[Some records]:

━━━━━━━━━━━━━━━━

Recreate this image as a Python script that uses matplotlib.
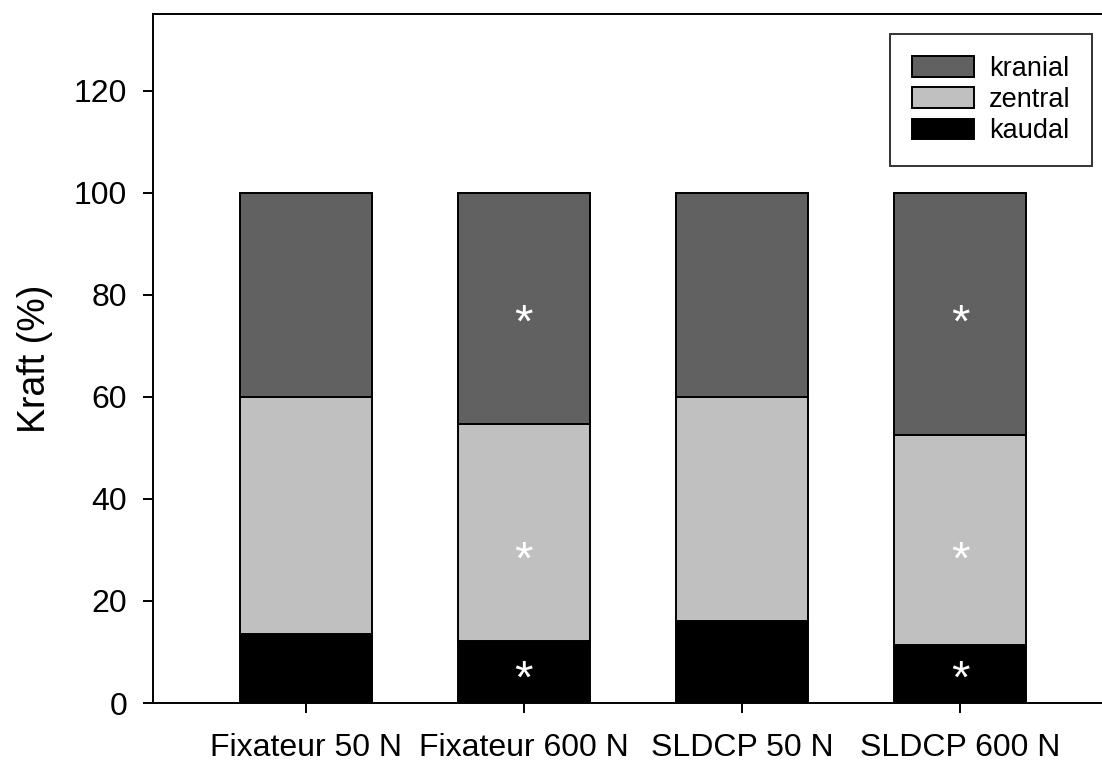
import matplotlib.pyplot as plt
import numpy as np

plt.rcParams['font.family'] = ['Liberation Sans', 'DejaVu Sans']

groups = ['Fixateur 50 N', 'Fixateur 600 N', 'SLDCP 50 N', 'SLDCP 600 N']
kaudal = [13.5, 12.2, 16.1, 11.4]
zentral = [46.4, 42.4, 43.8, 41.1]
kranial = [40.1, 45.4, 40.1, 47.5]

# significance stars: bar index and y position (data units)
star_bars = [1, 1, 1, 3, 3, 3]
star_y = [6.1, 29.4, 75.9, 6.1, 29.4, 75.9]

x = np.arange(len(groups))
w = 0.605

fig = plt.figure(figsize=(11.02, 7.62), dpi=100)
ax = fig.add_axes([0.1388, 0.0774, 0.8612, 0.9042])

b1 = ax.bar(x, kaudal, w, color='black', edgecolor='black', linewidth=1.4, label='kaudal')
b2 = ax.bar(x, zentral, w, bottom=kaudal, color='#c0c0c0', edgecolor='black',
            linewidth=1.4, label='zentral')
bot2 = np.array(kaudal) + np.array(zentral)
b3 = ax.bar(x, kranial, w, bottom=bot2, color='#616161', edgecolor='black',
            linewidth=1.4, label='kranial')

for i, y in zip(star_bars, star_y):
    ax.annotate('*', (x[i], y), xytext=(0, -6.5), textcoords='offset points',
                ha='center', va='center', color='white', fontsize=34)

ax.set_xlim(-0.70, 3.65)
ax.set_ylim(0, 135)
ax.set_yticks([0, 20, 40, 60, 80, 100, 120])
ax.set_xticks(x)
ax.set_xticklabels(groups)
ax.tick_params(axis='both', direction='out', length=7.5, width=1.4,
               labelsize=23, pad=11)
ax.tick_params(axis='x', pad=14)
ax.spines['right'].set_visible(False)
for s in ['left', 'top', 'bottom']:
    ax.spines[s].set_linewidth(1.4)

ax.set_ylabel('Kraft (%)', fontsize=27)
ax.yaxis.set_label_coords(-0.105, 0.5)

leg = ax.legend(handles=[b3, b2, b1], labels=['kranial', 'zentral', 'kaudal'],
                loc='upper right', bbox_to_anchor=(0.991, 0.9554),
                bbox_transform=fig.transFigure, fontsize=19.5, frameon=True,
                fancybox=False, edgecolor='black', handlelength=2.3,
                handleheight=0.8, handletextpad=0.55, labelspacing=0.2,
                borderpad=0.8, borderaxespad=0)
leg.get_frame().set_linewidth(1.4)

fig.savefig('out.png', dpi=100)
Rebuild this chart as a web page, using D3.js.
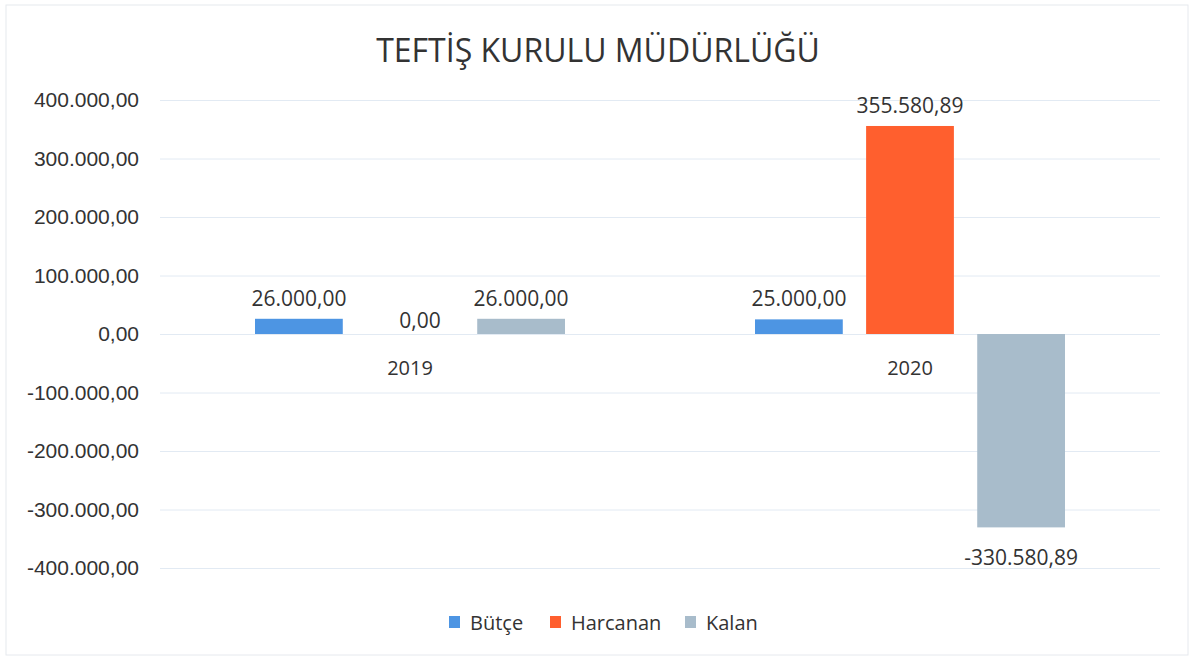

━━━━━━━━━━━━━━━━

[Task requirements]: Start at the first line of the records and write out everything up to and including the line containing "star_y = [6.1, 29.4, 75.9, 6.1, 29.4, 75.9]". No pictures.

[Task output]:
Recreate this image as a Python script that uses matplotlib.
import matplotlib.pyplot as plt
import numpy as np

plt.rcParams['font.family'] = ['Liberation Sans', 'DejaVu Sans']

groups = ['Fixateur 50 N', 'Fixateur 600 N', 'SLDCP 50 N', 'SLDCP 600 N']
kaudal = [13.5, 12.2, 16.1, 11.4]
zentral = [46.4, 42.4, 43.8, 41.1]
kranial = [40.1, 45.4, 40.1, 47.5]

# significance stars: bar index and y position (data units)
star_bars = [1, 1, 1, 3, 3, 3]
star_y = [6.1, 29.4, 75.9, 6.1, 29.4, 75.9]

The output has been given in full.